SET TASK –
The listing below begins with the first line you should copy; stop after the line containing "60, 70, 80];", and drop every picture.

INFORMATION PROVIDED –

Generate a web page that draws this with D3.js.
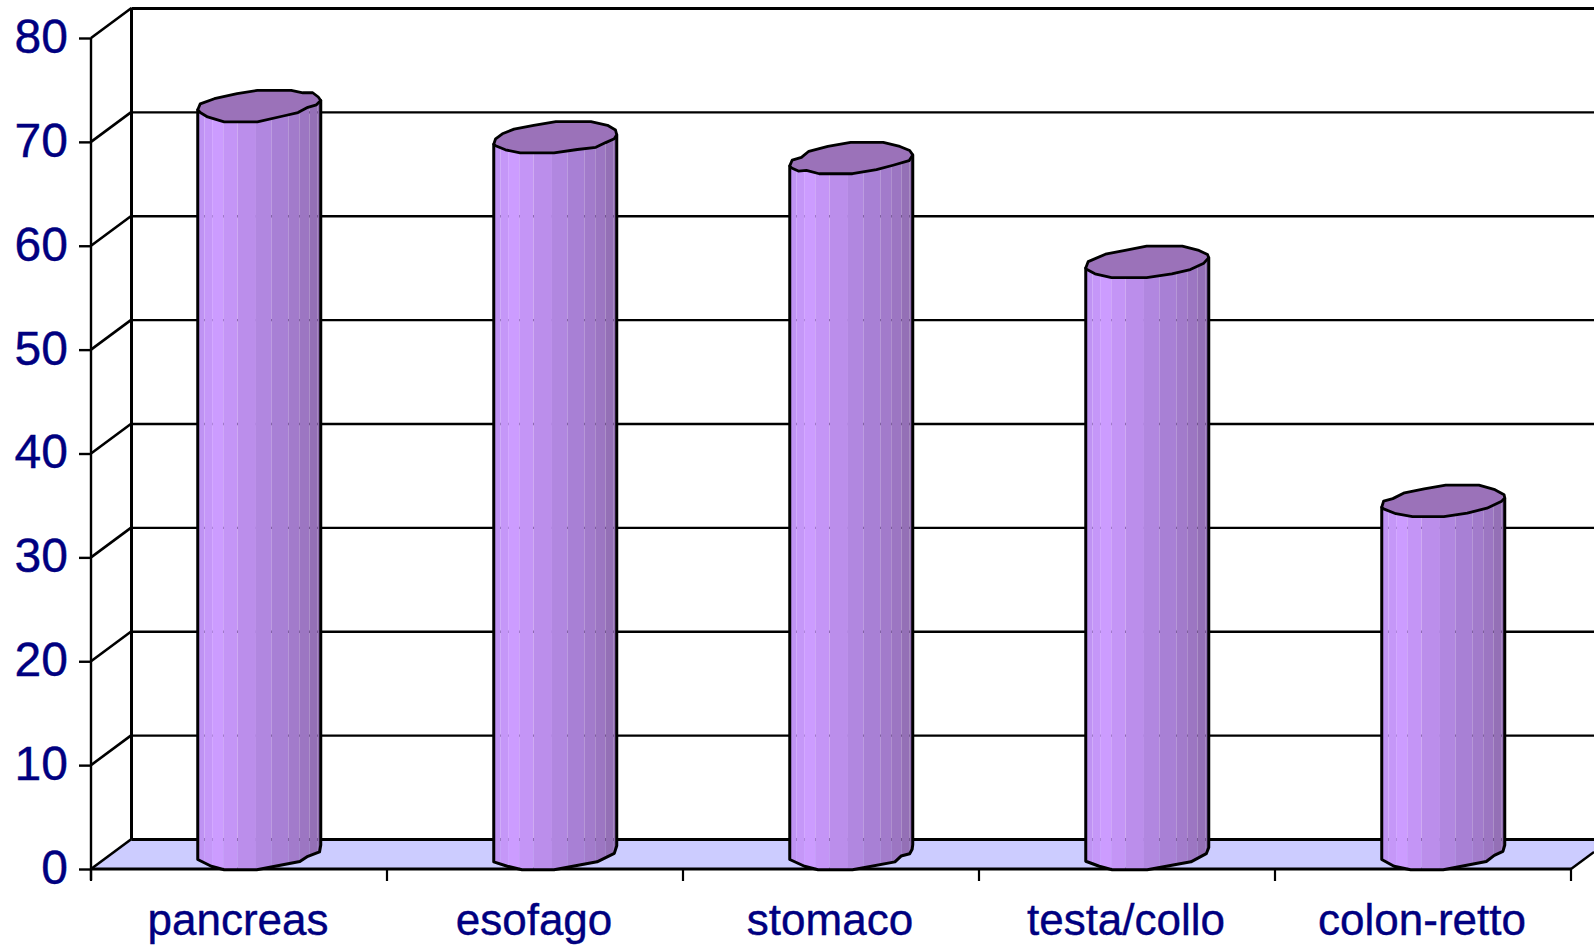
<!DOCTYPE html>
<html>
<head>
<meta charset="utf-8">
<script src="https://cdn.jsdelivr.net/npm/d3@7"></script>
<style>
  html, body { margin: 0; padding: 0; background: #fff; }
  svg { display: block; }
  text { font-family: "Liberation Sans", Arial, sans-serif; fill: #000080; stroke: #000080; stroke-width: 0.4px; }
</style>
</head>
<body>
<svg id="chart" width="1594" height="947"></svg>
<script>
// Categories and values
const categories = ["pancreas", "esofago", "stomaco", "testa/collo", "colon-retto"];
const values = [72, 69, 67, 57, 34];
const yTicks = [0, 10, 20, 30, 40, 50, 60, 70, 80];

// Faceted shading of a cylinder: facet edges as fractions of its width, and facet colours
const facetStops = [0, .05, .114, .204, .32, .47, .595, .733, .822, .904, .972, 1];
const facetColors = ["#bf93f3", "#c597f8", "#cc9cff", "#c495f6", "#bb8eeb", "#b187e0",
                     "#a880d5", "#a27bcb", "#9c76c2", "#9470b6", "#8e6bae"];

// Hand-drawn looking cap outlines in percent of the half axes, starting at the left extreme
const capPancreas = [[-100,23],[-96,-14],[-73,-47],[-36,-80],[-3,-100],[52,-100],[71,-85],[87,-85],[96,-58],[100,-36],[93,-8],[79,8],[63,41],[39,63],[-3,100],[-57,100],[-84,69],[-96,41]];
const capEsofago  = [[-100,44],[-97,10],[-86,-22],[-67,-52],[-35,-76],[1,-100],[58,-100],[85,-76],[98,-46],[100,-16],[96,10],[82,34],[66,64],[36,78],[-2,100],[-57,100],[-81,80],[-97,54]];
const capStomaco  = [[-100,50],[-96,13],[-81,-4],[-69,-43],[-38,-74],[-1,-100],[52,-100],[79,-74],[95,-48],[100,-20],[94,17],[68,46],[41,74],[2,100],[-52,100],[-73,78],[-86,83],[-97,63]];
const capTesta    = [[-100,39],[-96,-2],[-68,-49],[-36,-73],[-1,-100],[57,-100],[84,-73],[98,-47],[100,-27],[92,8],[70,49],[40,76],[-1,100],[-58,100],[-85,76],[-98,49]];
const capColon    = [[-100,41],[-97,2],[-82,-14],[-63,-51],[-31,-76],[4,-100],[58,-100],[84,-71],[99,-39],[100,-18],[95,2],[71,47],[39,78],[1,100],[-50,100],[-77,82],[-97,51]];
const capOutlines = [capPancreas, capEsofago, capStomaco, capTesta, capColon];
const capRightIndex = [9, 9, 9, 8, 9];

// Lower rims at the foot of each cylinder, left to right, same units as the caps
const rimPancreas = [[-100,35],[-78,78],[-57,100],[-4,100],[66,48],[79,15],[98,-13],[100,-57]];
const rimEsofago  = [[-100,50],[-78,78],[-54,100],[-2,100],[68,50],[96,-4],[100,-52]];
const rimStomaco  = [[-100,35],[-76,78],[-54,100],[2,100],[71,50],[81,13],[95,-2],[99,-30],[100,-60]];
const rimTesta    = [[-100,46],[-78,78],[-57,100],[0,100],[71,50],[96,-2],[100,-41]];
const rimColon    = [[-100,35],[-80,78],[-53,100],[0,100],[70,48],[83,9],[97,-17],[100,-57]];
const rimOutlines = [rimPancreas, rimEsofago, rimStomaco, rimTesta, rimColon];

// Plot frame: front plane plus the oblique offset of the back wall
const W = 1594, H = 947;
const frontLeft = 91, frontRight = 1571, frontBottom = 869, frontTop = 38;
const depthX = 40.5, depthY = -30;
const cylinderWidth = 123, capHalfHeight = 15.7;

const svg = d3.select("#chart");
const x = d3.scaleBand().domain(categories).range([frontLeft, frontRight]);
const y = d3.scaleLinear().domain([0, 80]).range([frontBottom, frontTop]);
const line = d3.line();

// Floor
svg.append("path")
  .attr("d", line([
    [frontLeft, frontBottom], [frontLeft + depthX, frontBottom + depthY],
    [W, frontBottom + depthY], [W, frontBottom - (W - frontRight) * 0.74], [frontRight, frontBottom]
  ]) + "Z")
  .attr("fill", "#ccccff");

// Gridlines across the back wall and down the side wall
const grid = svg.append("g").attr("stroke", "#000").attr("fill", "none");
yTicks.forEach(t => {
  grid.append("line")
    .attr("x1", frontLeft + depthX).attr("x2", W)
    .attr("y1", y(t) + depthY + 0.5).attr("y2", y(t) + depthY + 0.5)
    .attr("stroke-width", t === 80 || t === 0 ? 3.2 : 2.4);
  grid.append("line")
    .attr("x1", frontLeft).attr("x2", frontLeft + depthX)
    .attr("y1", y(t)).attr("y2", y(t) + depthY)
    .attr("stroke-width", 2.6);
});
grid.append("line")
  .attr("x1", frontLeft + depthX).attr("x2", frontLeft + depthX)
  .attr("y1", y(80) + depthY).attr("y2", y(0) + depthY)
  .attr("stroke-width", 3);

// Front baseline, right floor edge and the ticks between categories
grid.append("line")
  .attr("x1", frontLeft).attr("x2", frontRight)
  .attr("y1", frontBottom).attr("y2", frontBottom)
  .attr("stroke-width", 3);
grid.append("line")
  .attr("x1", frontRight).attr("x2", W)
  .attr("y1", frontBottom).attr("y2", frontBottom - (W - frontRight) * 0.74)
  .attr("stroke-width", 2.4);
const edges = categories.map(c => x(c)).concat(frontRight);
edges.forEach(e => {
  grid.append("line")
    .attr("x1", e).attr("x2", e)
    .attr("y1", frontBottom).attr("y2", frontBottom + 12)
    .attr("stroke-width", 2.2);
});

// Y axis
const yAxis = d3.axisLeft(y).tickValues(yTicks).tickSize(12).tickPadding(11);
const yG = svg.append("g").attr("transform", `translate(${frontLeft},0)`).call(yAxis);
yG.attr("font-family", null);
yG.select(".domain").attr("stroke", "#000").attr("stroke-width", 2.4).attr("d", `M0,${frontTop}V${frontBottom + 11}`);
yG.selectAll(".tick line").attr("stroke", "#000").attr("stroke-width", 2.4);
yG.selectAll("text").attr("font-size", 48).attr("dy", "0.3em");

// X axis labels
const xAxis = d3.axisBottom(x).tickSize(0).tickPadding(0);
const xG = svg.append("g").attr("transform", `translate(-1,${frontBottom})`).call(xAxis);
xG.select(".domain").remove();
xG.attr("font-family", null);
xG.selectAll("text").attr("font-size", 44).attr("y", 66).attr("dy", 0);

// Cylinders
const defs = svg.append("defs");
const bars = svg.append("g");
categories.forEach((c, i) => {
  const cx = x(c) + x.bandwidth() / 2 + depthX / 2;
  const hw = cylinderWidth / 2;
  const topY = y(values[i]) + depthY / 2;
  const baseY = y(0) + depthY / 2;
  const outline = capOutlines[i];
  const right = capRightIndex[i];
  const place = (p, cy) => [cx + p[0] / 100 * hw, cy + p[1] / 100 * capHalfHeight];

  // Side of the cylinder: down the left edge, along the foot rim, up the right edge
  const body = [place(outline[0], topY)]
    .concat(rimOutlines[i].map(p => place(p, baseY)))
    .concat([place(outline[right], topY)]);
  const bodyPath = line(body) + "Z";

  const clipId = "body-" + i;
  defs.append("clipPath").attr("id", clipId).append("path").attr("d", bodyPath);

  const g = bars.append("g");
  const sx = d3.scaleLinear().domain([0, 1]).range([cx - hw, cx + hw]);
  g.append("g").attr("clip-path", `url(#${clipId})`)
    .selectAll("rect").data(facetColors).join("rect")
    .attr("x", (d, k) => sx(facetStops[k]) + 0.4)
    .attr("width", (d, k) => sx(facetStops[k + 1]) - sx(facetStops[k]))
    .attr("y", topY - capHalfHeight)
    .attr("height", baseY - topY + 2 * capHalfHeight)
    .attr("fill", d => d);
  g.append("path").attr("d", bodyPath)
    .attr("fill", "none").attr("stroke", "#000").attr("stroke-width", 3).attr("stroke-linejoin", "round");
  g.append("path").attr("d", line(outline.map(p => place(p, topY))) + "Z")
    .attr("fill", "#9b72b9").attr("stroke", "#000").attr("stroke-width", 2.8).attr("stroke-linejoin", "round");
});
</script>
</body>
</html>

WRITTEN RESPONSE –
Generate a web page that draws this with D3.js.
<!DOCTYPE html>
<html>
<head>
<meta charset="utf-8">
<script src="https://cdn.jsdelivr.net/npm/d3@7"></script>
<style>
  html, body { margin: 0; padding: 0; background: #fff; }
  svg { display: block; }
  text { font-family: "Liberation Sans", Arial, sans-serif; fill: #000080; stroke: #000080; stroke-width: 0.4px; }
</style>
</head>
<body>
<svg id="chart" width="1594" height="947"></svg>
<script>
// Categories and values
const categories = ["pancreas", "esofago", "stomaco", "testa/collo", "colon-retto"];
const values = [72, 69, 67, 57, 34];
const yTicks = [0, 10, 20, 30, 40, 50, 60, 70, 80];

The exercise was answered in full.